The narrative focuses on the exploits of a gang of high school buddies graduating into a changing world in 1960s Long Island. As first presented, in a romp set to the thumping beat of Joel's "It's Still Rock and Roll to Me," the boys are identified by the names on their letter jackets, the girls by the color of their hair. High-spirited frolicking around a vintage Mustang concludes with the perky redhead Brenda (Parkinson) separating herself from the pack, but it is really not until the trio of young men whose diverging destinies are the focus of the show -- Selya's Eddie, Roberts' Tony and Bowman's James -- march off to Vietnam that a coherent story comes into focus.
That narrative, as it unfolds across a more cogent second act, has its moving aspects. But it is all rather generic. James is killed in action, and his widow, Judy (Tuttle), struggles to come to terms with his death. Eddie loses his way in the counterculture before emerging whole for an uplifting finale, while Tony and Brenda rekindle their love after a period of antagonism fueled by Tony's emotional problems.

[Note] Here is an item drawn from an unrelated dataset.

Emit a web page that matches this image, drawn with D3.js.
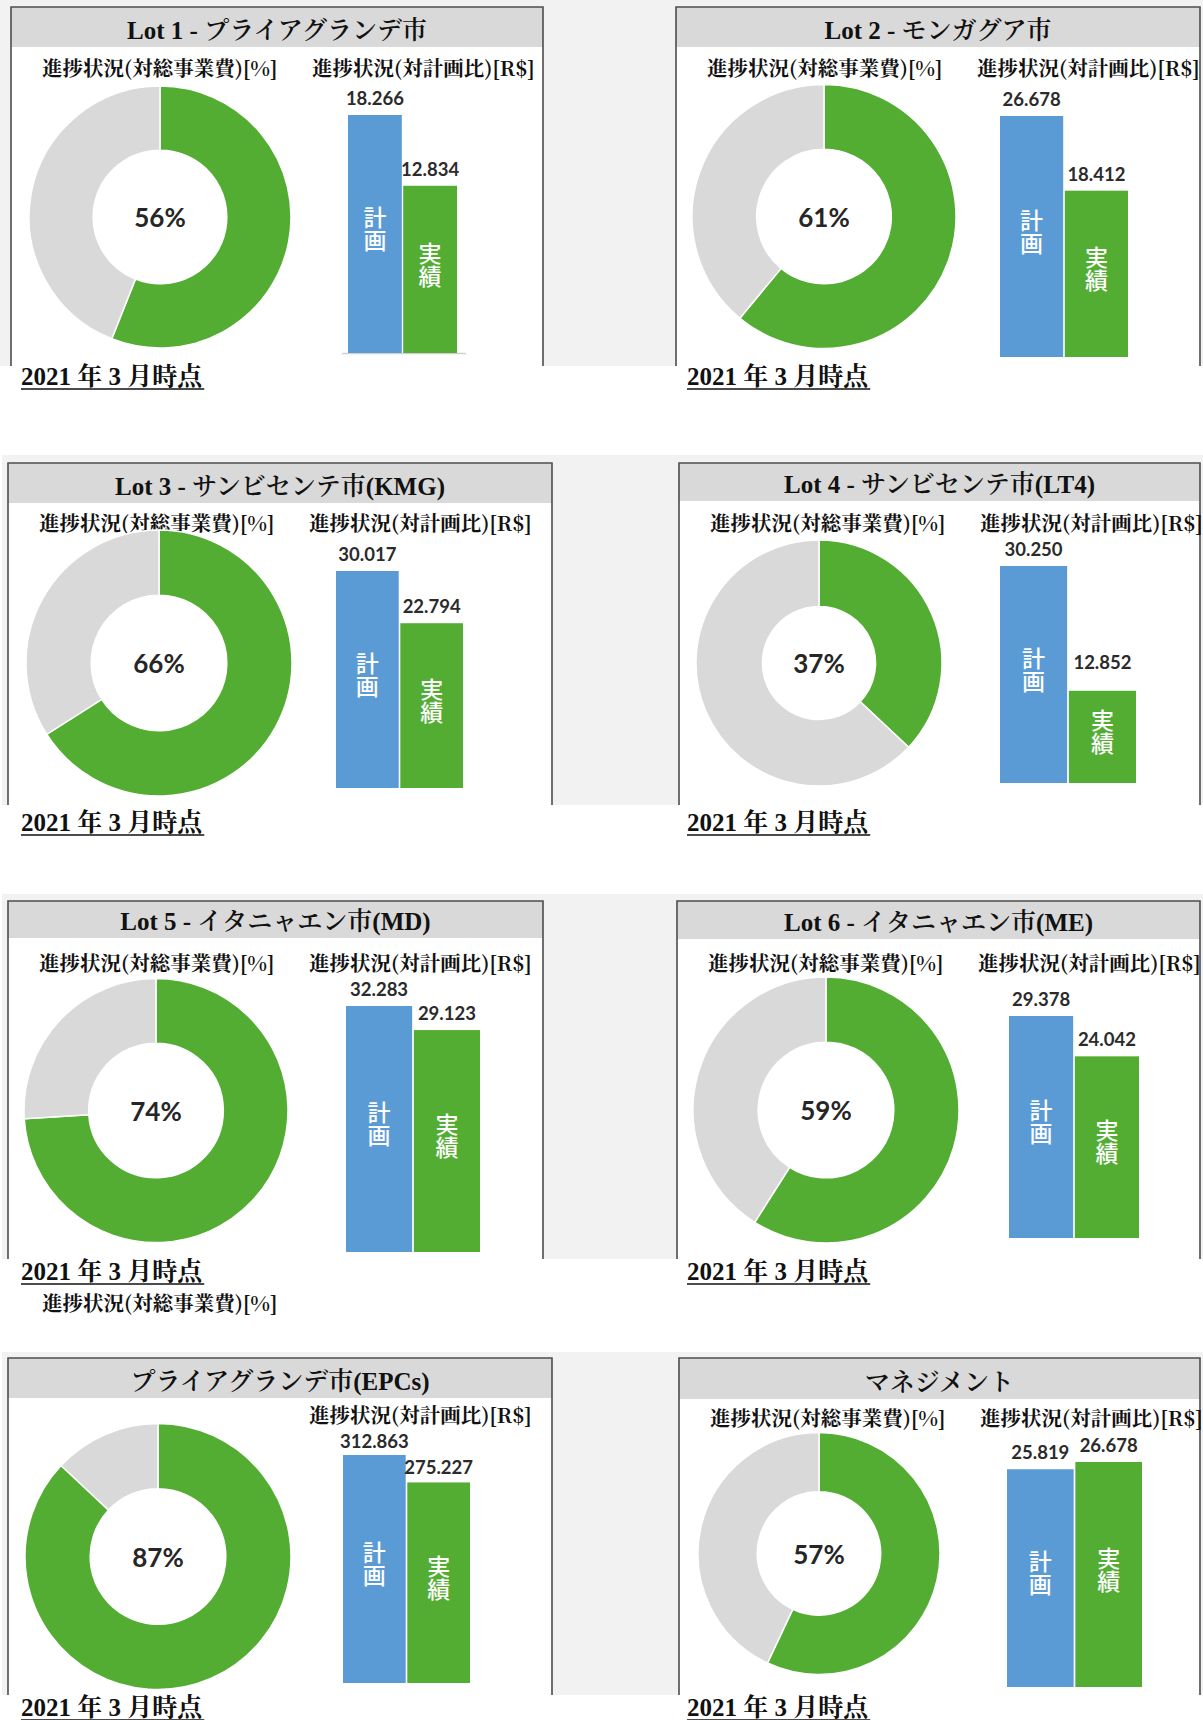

Since the story is neither arresting in itself nor relayed with consistent clarity, the show is best enjoyed simply as a suite of dances. From the first act, a comic pas de trois for the guys lingers in the memory for its freshness and invention -- and for the haunting way it segues into a depiction of their conscription into the Army. Roberts and Parkinson have several intense pas de deux, culminating in a reconciliatory encounter in the second act set to Joel's "Shameless." Tuttle, a small-boned dancer with a delicate presence that brings a natural pathos to her character's plight, is winsomely elegant in her more overtly classical sequences. She plays a sort of spirit guide in the show's most galvanizing sequence, Eddie's second-act flashback to Vietnam, which features some of Tharp's most arresting choreography. Here, drama, dance and music -- Joel's mournful anthem "Goodbye Saigon" -- coalesce terrifically.
That they only do so intermittently will be a disappointment to those hoping the next great Broadway dance musical had arrived. (Count me among those.) But Joel's fans aren't likely to complain about a show that brings some 30 of his compositions to Broadway. If they continue to turn out as they have in previews, "Movin' Out" will be hangin' around for a while. As one of Joel's Hicksville kids might put it: "Yo! 'Mamma, Mia!' Move over!"